**Extracted data**
○ ○ ○ ○ ○
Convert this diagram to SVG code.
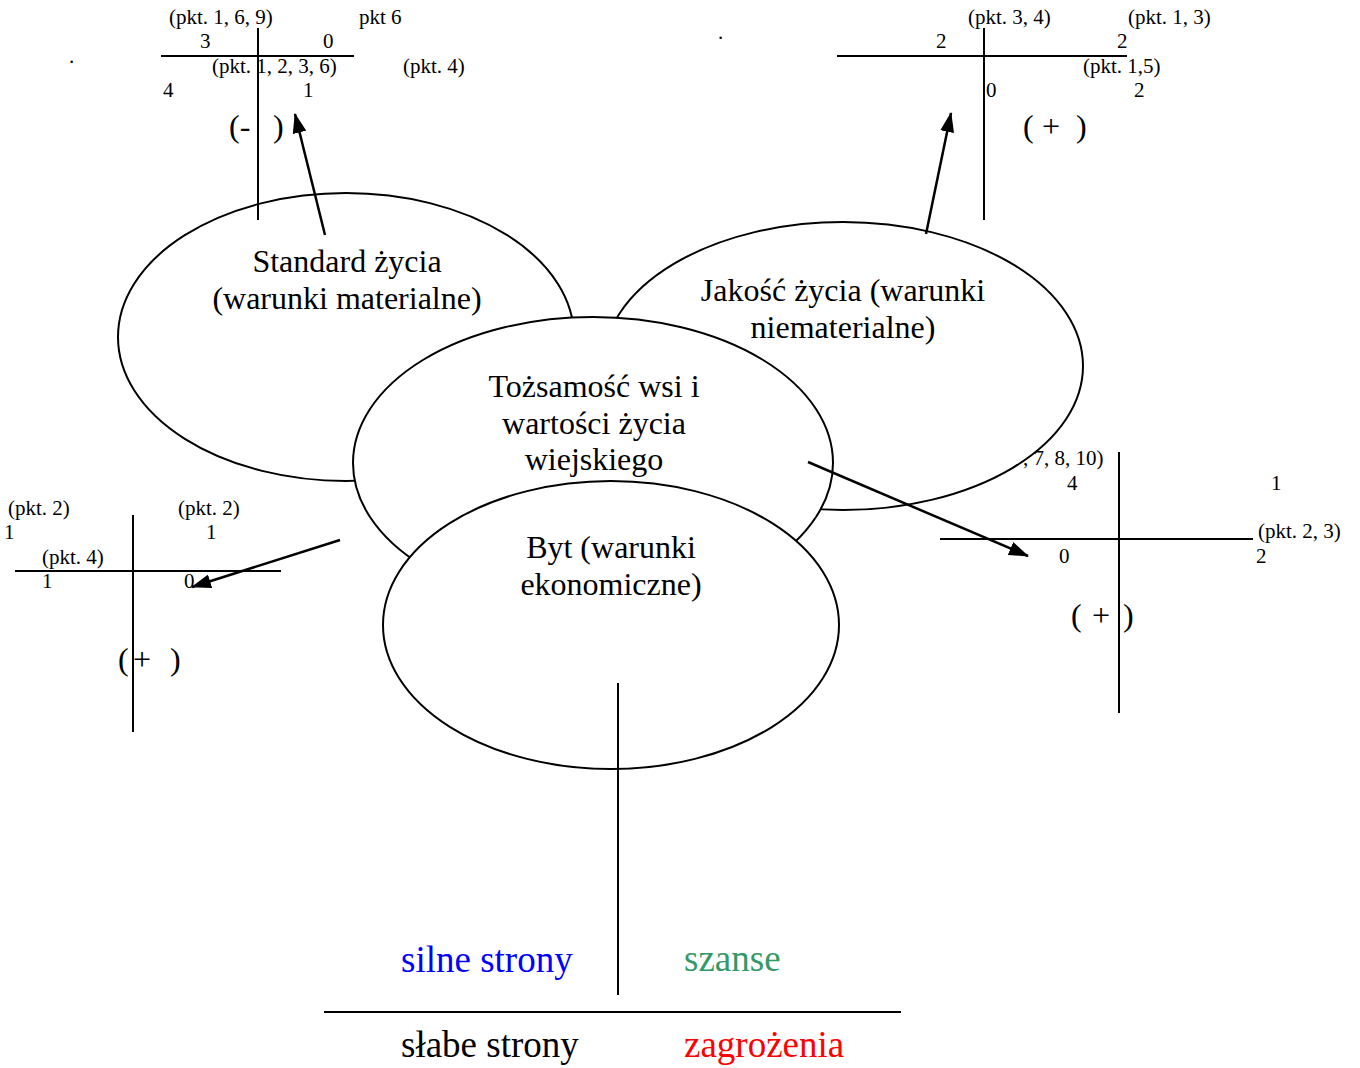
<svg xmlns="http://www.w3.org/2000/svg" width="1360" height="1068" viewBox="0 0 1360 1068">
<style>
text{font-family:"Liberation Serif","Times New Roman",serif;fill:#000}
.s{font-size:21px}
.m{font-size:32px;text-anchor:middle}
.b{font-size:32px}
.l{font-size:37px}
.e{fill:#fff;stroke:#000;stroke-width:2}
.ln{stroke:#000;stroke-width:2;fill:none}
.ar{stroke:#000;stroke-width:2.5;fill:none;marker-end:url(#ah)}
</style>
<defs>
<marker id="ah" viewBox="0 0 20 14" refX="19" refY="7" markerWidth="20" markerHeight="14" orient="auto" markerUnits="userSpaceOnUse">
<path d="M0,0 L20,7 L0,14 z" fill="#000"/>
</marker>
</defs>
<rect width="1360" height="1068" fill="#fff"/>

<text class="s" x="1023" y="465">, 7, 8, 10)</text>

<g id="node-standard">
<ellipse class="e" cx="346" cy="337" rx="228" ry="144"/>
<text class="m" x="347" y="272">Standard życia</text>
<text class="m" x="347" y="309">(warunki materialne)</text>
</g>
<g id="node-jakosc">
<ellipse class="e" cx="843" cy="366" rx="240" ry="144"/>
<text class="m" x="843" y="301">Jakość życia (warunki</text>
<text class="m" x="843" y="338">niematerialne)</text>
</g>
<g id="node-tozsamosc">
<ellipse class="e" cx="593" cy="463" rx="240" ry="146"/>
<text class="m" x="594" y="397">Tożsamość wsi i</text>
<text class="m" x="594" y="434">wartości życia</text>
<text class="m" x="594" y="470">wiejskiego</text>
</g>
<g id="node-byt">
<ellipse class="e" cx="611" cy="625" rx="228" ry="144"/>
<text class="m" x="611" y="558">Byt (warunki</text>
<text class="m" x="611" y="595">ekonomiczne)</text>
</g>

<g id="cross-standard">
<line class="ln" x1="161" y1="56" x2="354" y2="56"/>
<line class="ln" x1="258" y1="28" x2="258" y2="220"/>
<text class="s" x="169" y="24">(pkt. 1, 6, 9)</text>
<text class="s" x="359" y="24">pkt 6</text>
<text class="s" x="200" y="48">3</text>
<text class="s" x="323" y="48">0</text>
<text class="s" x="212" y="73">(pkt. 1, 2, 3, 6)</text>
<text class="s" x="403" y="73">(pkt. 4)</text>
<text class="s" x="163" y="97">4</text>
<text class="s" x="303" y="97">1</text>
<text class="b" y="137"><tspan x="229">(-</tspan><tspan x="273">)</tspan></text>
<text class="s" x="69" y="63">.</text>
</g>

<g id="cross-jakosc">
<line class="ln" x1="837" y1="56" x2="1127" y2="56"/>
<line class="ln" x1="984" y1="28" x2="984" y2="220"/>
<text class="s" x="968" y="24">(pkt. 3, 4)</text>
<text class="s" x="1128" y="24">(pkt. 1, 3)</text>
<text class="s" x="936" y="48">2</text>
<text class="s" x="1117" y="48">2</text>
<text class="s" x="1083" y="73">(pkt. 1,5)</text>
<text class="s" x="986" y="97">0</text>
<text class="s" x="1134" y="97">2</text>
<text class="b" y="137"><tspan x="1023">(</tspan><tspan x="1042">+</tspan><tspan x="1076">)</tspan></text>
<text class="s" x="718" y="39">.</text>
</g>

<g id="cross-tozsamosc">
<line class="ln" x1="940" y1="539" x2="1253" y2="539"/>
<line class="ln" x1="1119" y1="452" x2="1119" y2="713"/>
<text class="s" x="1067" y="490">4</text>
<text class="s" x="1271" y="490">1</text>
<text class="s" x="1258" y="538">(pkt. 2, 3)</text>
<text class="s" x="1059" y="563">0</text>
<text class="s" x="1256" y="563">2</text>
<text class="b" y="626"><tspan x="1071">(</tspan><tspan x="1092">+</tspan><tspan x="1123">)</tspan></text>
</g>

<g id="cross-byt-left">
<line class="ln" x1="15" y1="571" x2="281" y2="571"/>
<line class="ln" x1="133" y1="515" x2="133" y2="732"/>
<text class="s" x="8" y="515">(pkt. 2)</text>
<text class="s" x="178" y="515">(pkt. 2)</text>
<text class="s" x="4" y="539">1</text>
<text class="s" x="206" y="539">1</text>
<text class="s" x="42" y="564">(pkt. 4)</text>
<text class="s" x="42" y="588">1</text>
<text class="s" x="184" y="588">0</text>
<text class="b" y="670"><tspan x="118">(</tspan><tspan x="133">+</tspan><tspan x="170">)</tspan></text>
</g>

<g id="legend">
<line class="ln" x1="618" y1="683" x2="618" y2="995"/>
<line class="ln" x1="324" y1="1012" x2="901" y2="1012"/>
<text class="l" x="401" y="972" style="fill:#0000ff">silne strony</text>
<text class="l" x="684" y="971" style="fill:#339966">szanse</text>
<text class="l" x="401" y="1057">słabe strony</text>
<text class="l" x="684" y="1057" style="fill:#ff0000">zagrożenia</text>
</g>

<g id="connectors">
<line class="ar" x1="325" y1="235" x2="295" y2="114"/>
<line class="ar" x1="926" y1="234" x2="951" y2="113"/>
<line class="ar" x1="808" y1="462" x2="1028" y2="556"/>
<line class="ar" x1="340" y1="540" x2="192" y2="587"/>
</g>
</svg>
○ ○ ○ ○ ○
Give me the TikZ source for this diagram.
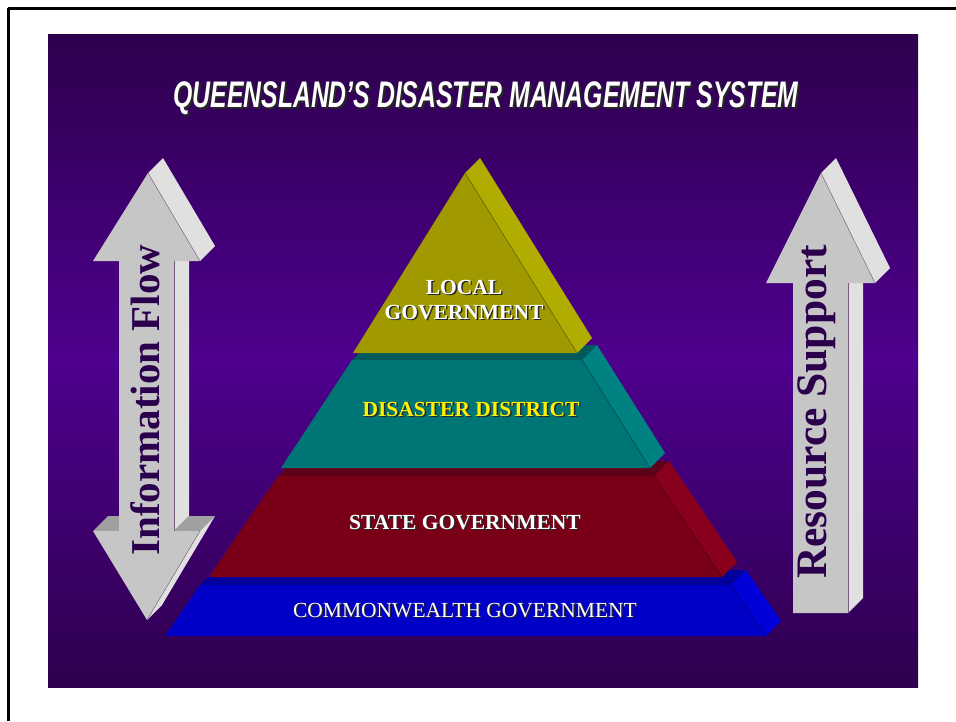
○ ○ ○ ○ ○
**Work to be completed**
Repeat the lines above exactly, beginning with the one containing "Convert this diagram to SVG code." and finishing with the one containing "7, 8, 10)</text>". No pictures belong in the copy.

**Answer to the problem**
Convert this diagram to SVG code.
<svg xmlns="http://www.w3.org/2000/svg" width="1360" height="1068" viewBox="0 0 1360 1068">
<style>
text{font-family:"Liberation Serif","Times New Roman",serif;fill:#000}
.s{font-size:21px}
.m{font-size:32px;text-anchor:middle}
.b{font-size:32px}
.l{font-size:37px}
.e{fill:#fff;stroke:#000;stroke-width:2}
.ln{stroke:#000;stroke-width:2;fill:none}
.ar{stroke:#000;stroke-width:2.5;fill:none;marker-end:url(#ah)}
</style>
<defs>
<marker id="ah" viewBox="0 0 20 14" refX="19" refY="7" markerWidth="20" markerHeight="14" orient="auto" markerUnits="userSpaceOnUse">
<path d="M0,0 L20,7 L0,14 z" fill="#000"/>
</marker>
</defs>
<rect width="1360" height="1068" fill="#fff"/>

<text class="s" x="1023" y="465">, 7, 8, 10)</text>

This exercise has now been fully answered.